President Obama may have talked a good game about "transforming" America in the 2008 campaign -- but when it comes to transforming that 60-year-old national security state he inherited from George W. Bush and the presidents who came before him, he's making it worse

News item No. 1:

CHICAGO - Two anti-war activists said Saturday that a 12-hour search of their Chicago home by the FBI was an attempt to intimidate them and silence the peace movement.

Joe Iosbaker and his wife, Stephanie Weiner, said the government targeted them because they've been outspoken against the wars in Iraq and Afghanistan and U.S. funding of conflicts abroad. They denied any wrongdoing.

News item: No.2

WASHINGTON - The Obama administration yesterday invoked the state secrets privilege in an effort to kill a lawsuit on behalf of US-born cleric Anwar al-Awlaki, an alleged terrorist said to be targeted for death or capture under a covert US government program....

"The idea that courts should have no role whatsoever in determining the criteria by which the executive branch can kill its own citizens is unacceptable in a democracy," the American Civil Liberties Union and the Center for Constitutional Rightssaid in a statement.

News item No. 3:

WASHINGTON - Federal law enforcement and national security officials are preparing to seek sweeping new regulations for the Internet, arguing that their ability to wiretap criminal and terrorism suspects is "going dark" as people increasingly communicate online instead of by telephone.

Essentially, officials want Congress to require all services that enable communications - including encrypted e-mail transmitters like BlackBerry, social networking Web sites like Facebook and software that allows direct "peer to peer" messaging like Skype - to be technically capable of complying if served with a wiretap order. The mandate would include being able to intercept and unscramble encrypted messages.

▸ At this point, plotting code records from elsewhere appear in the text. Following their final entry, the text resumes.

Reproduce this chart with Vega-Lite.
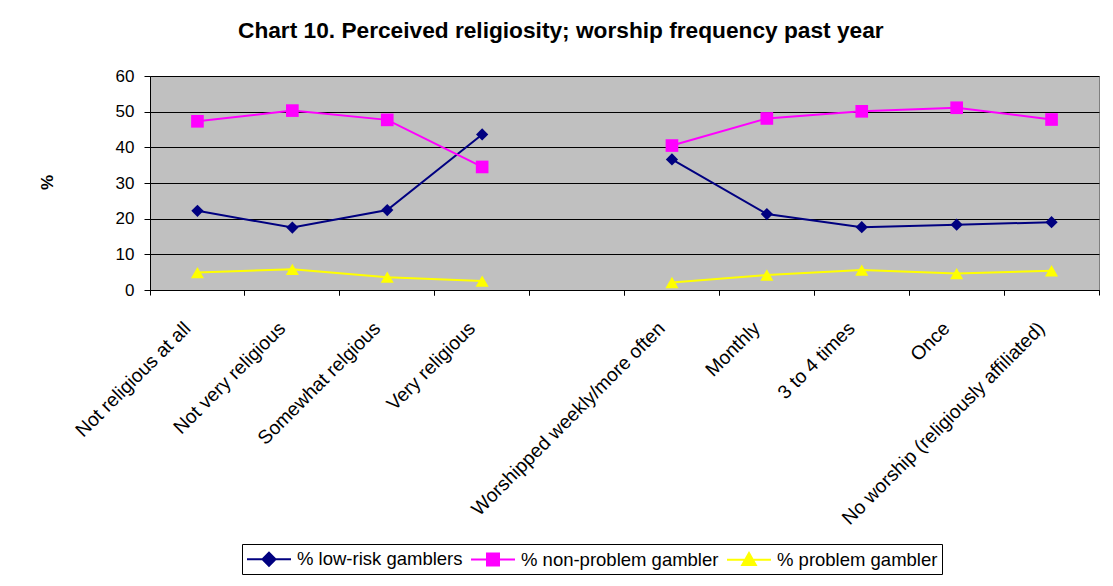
{
  "$schema": "https://vega.github.io/schema/vega-lite/v6.json",
  "width": 949,
  "height": 214,
  "autosize": {"type": "none"},
  "padding": {"left": 150, "top": 76, "right": 14, "bottom": 296},
  "background": "white",
  "title": {
    "text": "Chart 10. Perceived religiosity; worship frequency past year",
    "anchor": "start",
    "frame": "group",
    "dx": 88,
    "offset": 6,
    "baseline": "alphabetic",
    "font": "Liberation Sans",
    "fontSize": 22.7,
    "fontWeight": "bold",
    "color": "black"
  },
  "data": {
    "values": [
      {"cat": "Not religious at all", "series": "% low-risk gamblers", "value": 22.2, "group": "A"},
      {"cat": "Not very religious", "series": "% low-risk gamblers", "value": 17.5, "group": "A"},
      {"cat": "Somewhat relgious", "series": "% low-risk gamblers", "value": 22.4, "group": "A"},
      {"cat": "Very religious", "series": "% low-risk gamblers", "value": 43.6, "group": "A"},
      {"cat": "Worshipped weekly/more often", "series": "% low-risk gamblers", "value": 36.6, "group": "B"},
      {"cat": "Monthly", "series": "% low-risk gamblers", "value": 21.3, "group": "B"},
      {"cat": "3 to 4 times", "series": "% low-risk gamblers", "value": 17.6, "group": "B"},
      {"cat": "Once", "series": "% low-risk gamblers", "value": 18.3, "group": "B"},
      {"cat": "No worship (religiously affiliated)", "series": "% low-risk gamblers", "value": 19.0, "group": "B"},
      {"cat": "Not religious at all", "series": "% non-problem gambler", "value": 47.3, "group": "A"},
      {"cat": "Not very religious", "series": "% non-problem gambler", "value": 50.3, "group": "A"},
      {"cat": "Somewhat relgious", "series": "% non-problem gambler", "value": 47.7, "group": "A"},
      {"cat": "Very religious", "series": "% non-problem gambler", "value": 34.5, "group": "A"},
      {"cat": "Worshipped weekly/more often", "series": "% non-problem gambler", "value": 40.5, "group": "B"},
      {"cat": "Monthly", "series": "% non-problem gambler", "value": 48.1, "group": "B"},
      {"cat": "3 to 4 times", "series": "% non-problem gambler", "value": 50.1, "group": "B"},
      {"cat": "Once", "series": "% non-problem gambler", "value": 51.1, "group": "B"},
      {"cat": "No worship (religiously affiliated)", "series": "% non-problem gambler", "value": 47.8, "group": "B"},
      {"cat": "Not religious at all", "series": "% problem gambler", "value": 4.9, "group": "A"},
      {"cat": "Not very religious", "series": "% problem gambler", "value": 5.8, "group": "A"},
      {"cat": "Somewhat relgious", "series": "% problem gambler", "value": 3.6, "group": "A"},
      {"cat": "Very religious", "series": "% problem gambler", "value": 2.5, "group": "A"},
      {"cat": "Worshipped weekly/more often", "series": "% problem gambler", "value": 2.1, "group": "B"},
      {"cat": "Monthly", "series": "% problem gambler", "value": 4.2, "group": "B"},
      {"cat": "3 to 4 times", "series": "% problem gambler", "value": 5.6, "group": "B"},
      {"cat": "Once", "series": "% problem gambler", "value": 4.6, "group": "B"},
      {"cat": "No worship (religiously affiliated)", "series": "% problem gambler", "value": 5.4, "group": "B"}
    ]
  },
  "encoding": {
    "y": {
      "field": "value",
      "type": "quantitative",
      "scale": {"domain": [0, 60], "nice": false},
      "axis": {
        "title": "%",
        "titleFont": "Liberation Sans",
        "titleFontSize": 17,
        "titleFontWeight": "bold",
        "titleColor": "black",
        "titleAngle": -90,
        "titleX": -103,
        "titleY": 106,
        "titleAlign": "center",
        "titleBaseline": "middle",
        "values": [0, 10, 20, 30, 40, 50, 60],
        "labelFont": "Liberation Sans",
        "labelFontSize": 17,
        "labelColor": "black",
        "labelPadding": 10,
        "tickSize": 6,
        "tickColor": "black",
        "domainColor": "black",
        "grid": true,
        "gridColor": "black",
        "gridWidth": 1
      }
    },
    "color": {
      "field": "series",
      "type": "nominal",
      "scale": {
        "domain": ["% low-risk gamblers", "% non-problem gambler", "% problem gambler"],
        "range": ["#000080", "#FF00FF", "#FFFF00"]
      },
      "legend": {
        "title": null,
        "orient": "none",
        "legendX": 92,
        "legendY": 468,
        "direction": "horizontal",
        "strokeColor": "black",
        "fillColor": "white",
        "padding": 4,
        "symbolSize": 400,
        "symbolOffset": 12,
        "symbolStrokeWidth": 2,
        "labelFont": "Liberation Sans",
        "labelFontSize": 18.5,
        "labelColor": "black",
        "labelOffset": 17,
        "labelLimit": 400,
        "columnPadding": 4,
        "encode": {
          "symbols": {
            "update": {
              "shape": {"signal": "datum.value === '% low-risk gamblers' ? 'M-2.2,0L2.2,0M0,-0.65L0.65,0L0,0.65L-0.65,0Z' : datum.value === '% non-problem gambler' ? 'M-2.2,0L2.2,0M-0.6,-0.6L0.6,-0.6L0.6,0.6L-0.6,0.6Z' : 'M-2.2,0L2.2,0M0,-0.68L0.68,0.52L-0.68,0.52Z'"},
              "fill": {"signal": "scale('color', datum.value)"},
              "stroke": {"signal": "scale('color', datum.value)"},
              "strokeWidth": {"value": 2},
              "opacity": {"value": 1}
            }
          }
        }
      }
    }
  },
  "layer": [
    {
      "mark": {"type": "line", "strokeWidth": 2},
      "encoding": {
        "x": {
          "field": "cat",
          "type": "nominal",
          "sort": null,
          "scale": {
            "type": "band",
            "paddingInner": 0,
            "paddingOuter": 0,
            "domain": ["Not religious at all", "Not very religious", "Somewhat relgious", "Very religious", " ", "Worshipped weekly/more often", "Monthly", "3 to 4 times", "Once", "No worship (religiously affiliated)"]
          },
          "axis": {
            "orient": "bottom",
            "title": null,
            "labelAngle": -45,
            "labelAlign": "right",
            "labelBaseline": "middle",
            "labelPadding": 30,
            "labelOffset": -10,
            "labelOverlap": false,
            "labelLimit": 500,
            "labelFont": "Liberation Sans",
            "labelFontSize": 19.3,
            "labelColor": "black",
            "ticks": true,
            "tickSize": 5,
            "tickOpacity": 0,
            "domain": false,
            "grid": false
          }
        },
        "detail": {"field": "group", "type": "nominal"}
      }
    },
    {
      "transform": [{"filter": "datum.series === '% low-risk gamblers'"}],
      "mark": {"type": "point", "shape": "diamond", "filled": true, "opacity": 1, "size": 150},
      "encoding": {
        "x": {
          "field": "cat",
          "type": "nominal",
          "sort": null,
          "scale": {
            "type": "band",
            "paddingInner": 0,
            "paddingOuter": 0,
            "domain": ["Not religious at all", "Not very religious", "Somewhat relgious", "Very religious", " ", "Worshipped weekly/more often", "Monthly", "3 to 4 times", "Once", "No worship (religiously affiliated)"]
          },
          "axis": {
            "orient": "bottom",
            "title": null,
            "labels": false,
            "bandPosition": 0,
            "tickSize": 5,
            "tickColor": "black",
            "domain": true,
            "domainColor": "black",
            "grid": false
          }
        }
      }
    },
    {
      "transform": [{"filter": "datum.series === '% non-problem gambler'"}],
      "mark": {"type": "point", "shape": "square", "filled": true, "opacity": 1, "size": 160},
      "encoding": {
        "x": {
          "field": "cat",
          "type": "nominal",
          "sort": null,
          "scale": {
            "type": "band",
            "paddingInner": 0,
            "paddingOuter": 0,
            "domain": ["Not religious at all", "Not very religious", "Somewhat relgious", "Very religious", " ", "Worshipped weekly/more often", "Monthly", "3 to 4 times", "Once", "No worship (religiously affiliated)"]
          },
          "axis": {
            "orient": "bottom",
            "title": null,
            "labels": false,
            "bandPosition": 1,
            "tickSize": 5,
            "tickColor": "black",
            "domain": false,
            "grid": false
          }
        }
      }
    },
    {
      "transform": [{"filter": "datum.series === '% problem gambler'"}],
      "mark": {"type": "point", "shape": "triangle-up", "filled": true, "opacity": 1, "size": 170},
      "encoding": {
        "x": {
          "field": "cat",
          "type": "nominal",
          "sort": null,
          "scale": {
            "type": "band",
            "paddingInner": 0,
            "paddingOuter": 0,
            "domain": ["Not religious at all", "Not very religious", "Somewhat relgious", "Very religious", " ", "Worshipped weekly/more often", "Monthly", "3 to 4 times", "Once", "No worship (religiously affiliated)"]
          },
          "axis": null
        }
      }
    }
  ],
  "resolve": {"axis": {"x": "independent"}},
  "config": {
    "view": {"fill": "#C0C0C0", "stroke": "#808080", "strokeWidth": 1},
    "font": "Liberation Sans"
  }
}
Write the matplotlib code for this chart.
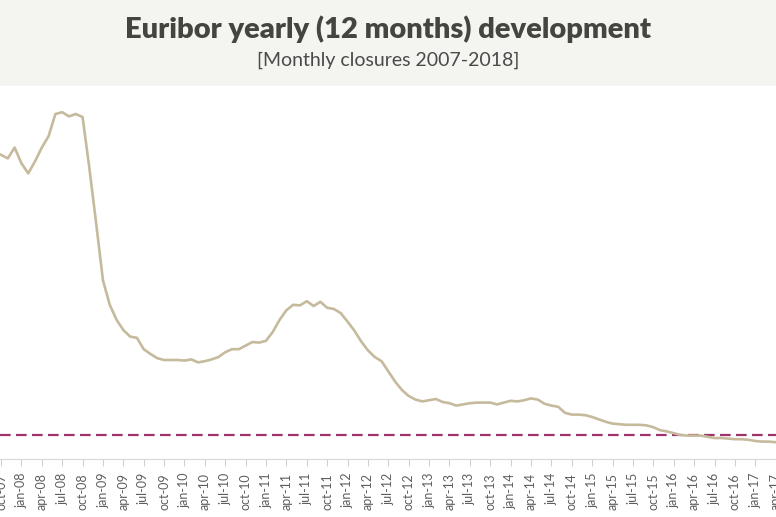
import numpy as np
import matplotlib
matplotlib.use('Agg')
import matplotlib.pyplot as plt
from matplotlib.patches import Rectangle

plt.rcParams['font.family'] = ['Lato', 'DejaVu Sans']

# month labels, oct-07 .. apr-17
months = ['jan', 'feb', 'mar', 'apr', 'may', 'jun',
          'jul', 'aug', 'sep', 'oct', 'nov', 'dec']
labels = []
for k in range(115):
    m = (9 + k) % 12
    y = 7 + (9 + k) // 12
    labels.append('{}-{:02d}'.format(months[m], y))

# Euribor 12m, monthly closures (%)
euribor = [
    4.67, 4.61, 4.79, 4.53, 4.36, 4.56, 4.79, 4.98, 5.35, 5.38,  # oct-07..jul-08
    5.31, 5.35, 5.30, 4.45, 3.53, 2.58, 2.17, 1.92, 1.75, 1.64,  # aug-08..may-09
    1.62, 1.43, 1.35, 1.28, 1.25, 1.25, 1.25, 1.24, 1.26, 1.21,  # jun-09..mar-10
    1.23, 1.26, 1.30, 1.38, 1.43, 1.43, 1.49, 1.55, 1.54, 1.57,  # apr-10..jan-11
    1.72, 1.92, 2.08, 2.17, 2.16, 2.23, 2.15, 2.22, 2.12, 2.10,  # feb-11..nov-11
    2.03, 1.89, 1.74, 1.56, 1.41, 1.30, 1.23, 1.06, 0.89, 0.75,  # dec-11..sep-12
    0.65, 0.59, 0.56, 0.58, 0.60, 0.55, 0.53, 0.49, 0.51, 0.53,  # oct-12..jul-13
    0.54, 0.54, 0.54, 0.51, 0.54, 0.57, 0.56, 0.58, 0.61, 0.59,  # aug-13..may-14
    0.52, 0.49, 0.47, 0.37, 0.34, 0.34, 0.33, 0.30, 0.26, 0.22,  # jun-14..mar-15
    0.19, 0.18, 0.17, 0.17, 0.17, 0.16, 0.13, 0.08, 0.06, 0.03,  # apr-15..jan-16
    0.00, -0.01, -0.01, -0.01, -0.03, -0.05, -0.05, -0.06, -0.07, -0.07,  # feb-16..nov-16
    -0.08, -0.10, -0.11, -0.11, -0.12,  # dec-16..apr-17
]
zero_level = 0.0

x = np.arange(len(euribor))

fig = plt.figure(figsize=(7.76, 5.17), dpi=100)
fig.patch.set_facecolor('white')

# title band
fig.patches.append(Rectangle((0, 1 - 86 / 517), 1, 86 / 517,
                             transform=fig.transFigure,
                             facecolor='#f4f4f0', edgecolor='none', zorder=0))
fig.text(0.5, 1 - 29 / 517, 'Euribor yearly (12 months) development',
         ha='center', va='center', fontsize=21, fontweight='heavy',
         color='#45453f')
fig.text(0.5, 1 - 60 / 517, '[Monthly closures 2007-2018]',
         ha='center', va='center', fontsize=14, fontweight='normal',
         color='#4a4a4a')

ax = fig.add_axes([0, 58 / 517, 1, 372 / 517])
ax.set_facecolor('none')

ax.plot(x, euribor, color='#c6ba9d', lw=1.9, solid_joinstyle='round', zorder=3)
ax.axhline(zero_level, color='#9c3469', lw=1.6, ls=(0, (4.8, 2.4)), zorder=2)

ax.set_xlim(-0.15, 114.05)
ax.set_ylim(-0.40, 5.80)

ax.set_xticks(x[::3])
ax.set_xticklabels(labels[::3], rotation=90, fontsize=9, color='#5e5e5e')
ax.tick_params(axis='x', length=5, width=0.8, color='#d0d0d0', pad=5)
ax.set_yticks([])

for side in ['top', 'left', 'right']:
    ax.spines[side].set_visible(False)
ax.spines['bottom'].set_color('#d8d8d8')
ax.spines['bottom'].set_linewidth(0.8)

fig.savefig('out.png', dpi=100)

President Obama may have talked a good game about "transforming" America in the 2008 campaign -- but when it comes to transforming that 60-year-old national security state he inherited from George W. Bush and the presidents who came before him, he's making it worse. Obama is continuing to push presidential power to the extreme, seeking to reduce the power not just of Congress and the courts but the American people, and harming civil liberties. It's sad but not surprising.

When you're done with the book I've been hyping here for the last month, I would urge everyone to pick up the new Washington Rules by Andrew Bacevich, the retired Army colonel and academic who's become the voice of conscience for breaking the cycle that now has created a permanent state of war in America. I worry that -- just like alcoholism or any personal addiction -- America will never break that crippling cycle unless we hit rock-bottom, and nobody wants that.